Money money money, must be sunny, in the ABBA world.

The prospect of Meryl Streep singing has cash registers ringing: "Mamma Mia!," the Abba jukebox movie musical based on the stage phenom, has made $331 million -- and counting -- worldwide.  And Universal is betting that the pot will grow even larger when it releases a Sing-a-Long version this week at selected theaters, including the AMC Neshaminy, Showcase at the Ritz in Voorhees and the Wilmington Regal.

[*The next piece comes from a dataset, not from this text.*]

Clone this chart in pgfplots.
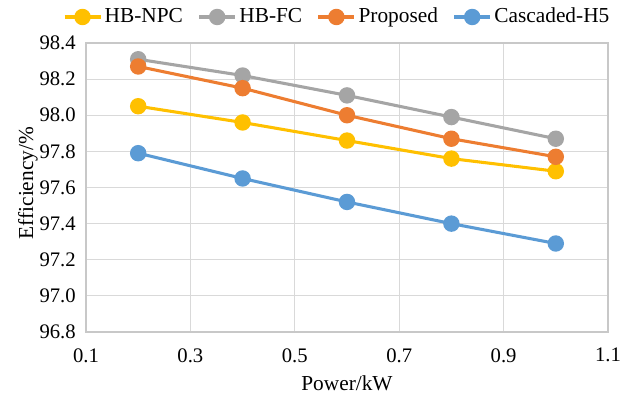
\documentclass[border=0pt]{standalone}
\usepackage{fontspec}
\setmainfont{Liberation Serif}
\usepackage{pgfplots}
\pgfplotsset{compat=1.18}
\definecolor{cY}{HTML}{FFC000}
\definecolor{cG}{HTML}{A5A5A5}
\definecolor{cO}{HTML}{ED7D31}
\definecolor{cB}{HTML}{5B9BD5}
\definecolor{gridc}{HTML}{D9D9D9}
\definecolor{axc}{HTML}{C8C8C8}
\begin{document}
\fontsize{16}{18}\selectfont
\begin{tikzpicture}
\path[use as bounding box] (0,0) rectangle (468pt,297.75pt);
\begin{axis}[
  at={(64.5pt,48.75pt)}, anchor=south west,
  scale only axis,
  width=391.5pt, height=216.75pt,
  xmin=0.1, xmax=1.1, ymin=96.8, ymax=98.4,
  xtick={0.1,0.3,0.5,0.7,0.9,1.1},
  ytick={96.8,97.0,97.2,97.4,97.6,97.8,98.0,98.2,98.4},
  xticklabels={0.1,0.3,0.5,0.7,0.9,1.1},
  yticklabels={96.8,97.0,97.2,97.4,97.6,97.8,98.0,98.2,98.4},
  /pgf/number format/assume math mode=true,
  grid=major,
  major grid style={gridc, line width=0.9pt},
  axis line style={axc, line width=0.9pt},
  tick style={draw=none},
  ticklabel style={font=\fontsize{15.5}{17}\selectfont, inner sep=0pt},
  xticklabel style={anchor=north, yshift=-12pt},
  yticklabel style={anchor=east, xshift=-7.5pt},
  xlabel={Power/kW}, ylabel={Efficiency/\%},
  xlabel style={at={(axis description cs:0.5,0)}, anchor=base, yshift=-43.5pt, inner sep=0pt},
  ylabel style={at={(axis description cs:-0.1015,0.515)}, anchor=base, rotate=0, inner sep=0pt},
  label style={font=\fontsize{16}{18}\selectfont},
  legend style={at={(axis description cs:0.4818,1.09)}, anchor=center, draw=none, legend columns=-1,
    inner sep=0pt, outer sep=0pt,
    /tikz/every even column/.append style={column sep=9pt}, font=\fontsize{16}{18}\selectfont},
  legend image code/.code={
    \draw[#1, mark=none] (0pt,0pt) -- (27pt,0pt);
    \draw[#1, only marks] plot coordinates {(13.5pt,0pt)};
  },
  every axis plot/.append style={line width=2.3pt, mark=*, mark size=5pt, mark options={solid}},
]
\addplot[cY, mark options={fill=cY, draw=cY}] coordinates {(0.2,98.05) (0.4,97.96) (0.6,97.86) (0.8,97.76) (1.0,97.69)};
\addlegendentry{HB-NPC}
\addplot[cG, mark options={fill=cG, draw=cG}] coordinates {(0.2,98.31) (0.4,98.22) (0.6,98.11) (0.8,97.99) (1.0,97.87)};
\addlegendentry{HB-FC}
\addplot[cO, mark options={fill=cO, draw=cO}] coordinates {(0.2,98.27) (0.4,98.15) (0.6,98.00) (0.8,97.87) (1.0,97.77)};
\addlegendentry{Proposed}
\addplot[cB, mark options={fill=cB, draw=cB}] coordinates {(0.2,97.79) (0.4,97.65) (0.6,97.52) (0.8,97.40) (1.0,97.29)};
\addlegendentry{Cascaded-H5}
\end{axis}
\end{tikzpicture}
\end{document}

Having recently ferried a car full of 12-year-olds who sang, loudly and lustily, along with the movie soundtrack all the way to the Jersey Shore, I can vouch that an Abba sing-a-long is a most buoyant means of getting tweens to express that restless energy. But much as I enjoyed their impromptu chorus -- something primal about group singing, yes? --  I don't now nor have I ever "got" Abba. For me, the lyrics sound as though translated from the Esperanto, the music a muchness of marimba and the message a xerox of a fax of an e-mail of a feeling.

As I wrote in my review of "Mamma Mia!," although I was born with the gene for loving musicals, I lack the DNA sequence that permits Abba appreciation.

Are there those out there who can make an eloquent case for why the supergroup plucks their heartstrings? Haters pithier than I who can explain why hearing songs like "Honey Honey" and "Money Money Money" and "Super Trouper" makes them super droopy?